Patrick Wolf : London E2 Arts Café

Computer-friendly folk wierdness from the 'new Bowie'

From the moment Patrick Wolf sweeps onto the stage, kneading an accordion and singing one of his lysergic fairy tales, it’s clear we’re in for an unusual treat. At just 20, this charismatic, lanky Londoner has cultivated an enviable reputation as the complete performer, a precociously talented musician whose endearing little-boy-lost demeanour belies his obvious self-confidence.

Rocking a natural look that’s part Calvin Klein hunk, part Pre-Raphaelite street urchin, Wolf seduces this loyal gathering of exotically bedraggled misfits with a captivating set of laptop-enhanced acoustic folk songs. Like, say, Ziggy Stardust-period Bowie, Wolf succeeds in sucking us into his personal Narnia because he’s an utterly convincing artist whom we want to believe has experienced all the surreal japes he sings about on ‘Bloodbeat’ and ‘A Boy Like Me’.

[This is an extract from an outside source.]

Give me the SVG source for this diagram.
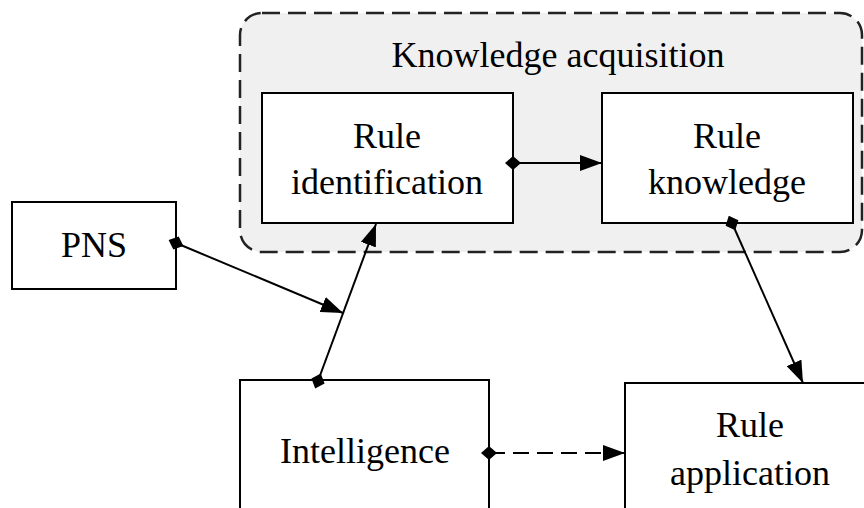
<svg xmlns="http://www.w3.org/2000/svg" width="864" height="508" viewBox="0 0 864 508">
<style>
.box{fill:#fff;stroke:#000;stroke-width:2}
.t{font-family:"Liberation Serif","Times New Roman",serif;font-size:36px;fill:#000;text-anchor:middle}
.c{stroke:#000;stroke-width:2;fill:none;marker-start:url(#dia);marker-end:url(#arr)}
</style>
<defs>
<marker id="dia" markerUnits="userSpaceOnUse" viewBox="-8 -8 16 16" refX="0" refY="0" markerWidth="16" markerHeight="16" orient="auto">
<path d="M-8 0L0-7L8 0L0 7Z" fill="#000"/>
</marker>
<marker id="arr" markerUnits="userSpaceOnUse" viewBox="0 0 22 16" refX="22" refY="8" markerWidth="22" markerHeight="16" orient="auto">
<path d="M0 0L22 8L0 16Z" fill="#000"/>
</marker>
</defs>
<g id="knowledge-acquisition">
<rect x="240" y="13" width="622" height="239" rx="22" fill="#f0f0f0" stroke="#222" stroke-width="2.5" stroke-dasharray="18,8"/>
<text class="t" x="558" y="67">Knowledge acquisition</text>
</g>
<g id="rule-identification">
<rect class="box" x="262" y="93" width="251" height="130"/>
<text class="t" x="387" y="148">Rule</text>
<text class="t" x="387" y="194">identification</text>
</g>
<g id="rule-knowledge">
<rect class="box" x="602" y="93" width="251" height="130"/>
<text class="t" x="727" y="148">Rule</text>
<text class="t" x="727" y="194">knowledge</text>
</g>
<g id="pns">
<rect class="box" x="12" y="202" width="164" height="87"/>
<text class="t" x="94" y="257">PNS</text>
</g>
<g id="intelligence">
<rect class="box" x="240" y="380" width="249" height="140"/>
<text class="t" x="365" y="463">Intelligence</text>
</g>
<g id="rule-application">
<rect class="box" x="625" y="383" width="250" height="140"/>
<text class="t" x="750" y="437">Rule</text>
<text class="t" x="750" y="485">application</text>
</g>
<g id="connectors">
<line class="c" x1="513" y1="163" x2="602" y2="163"/>
<line class="c" x1="176" y1="243" x2="343" y2="313"/>
<line class="c" x1="318" y1="381" x2="376" y2="224"/>
<line class="c" x1="732" y1="223" x2="803" y2="383"/>
<line class="c" x1="489" y1="453" x2="625" y2="453" stroke-dasharray="16,8"/>
</g>
</svg>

As accomplished and addictive as his debut album ‘Lycanthropy’ unquestionably is, nothing beats witnessing Wolf perform his versatile magic live, when blizzards of electronic noise smother once-delicate songs like ‘To The Lighthouse’ and Wolf does his spazzy dance, tumbling to the floor, grinning. You would, to look at him, consider him hopelessly unemployable in any other field. But that’s fine: in his chosen profession, he’s already a star.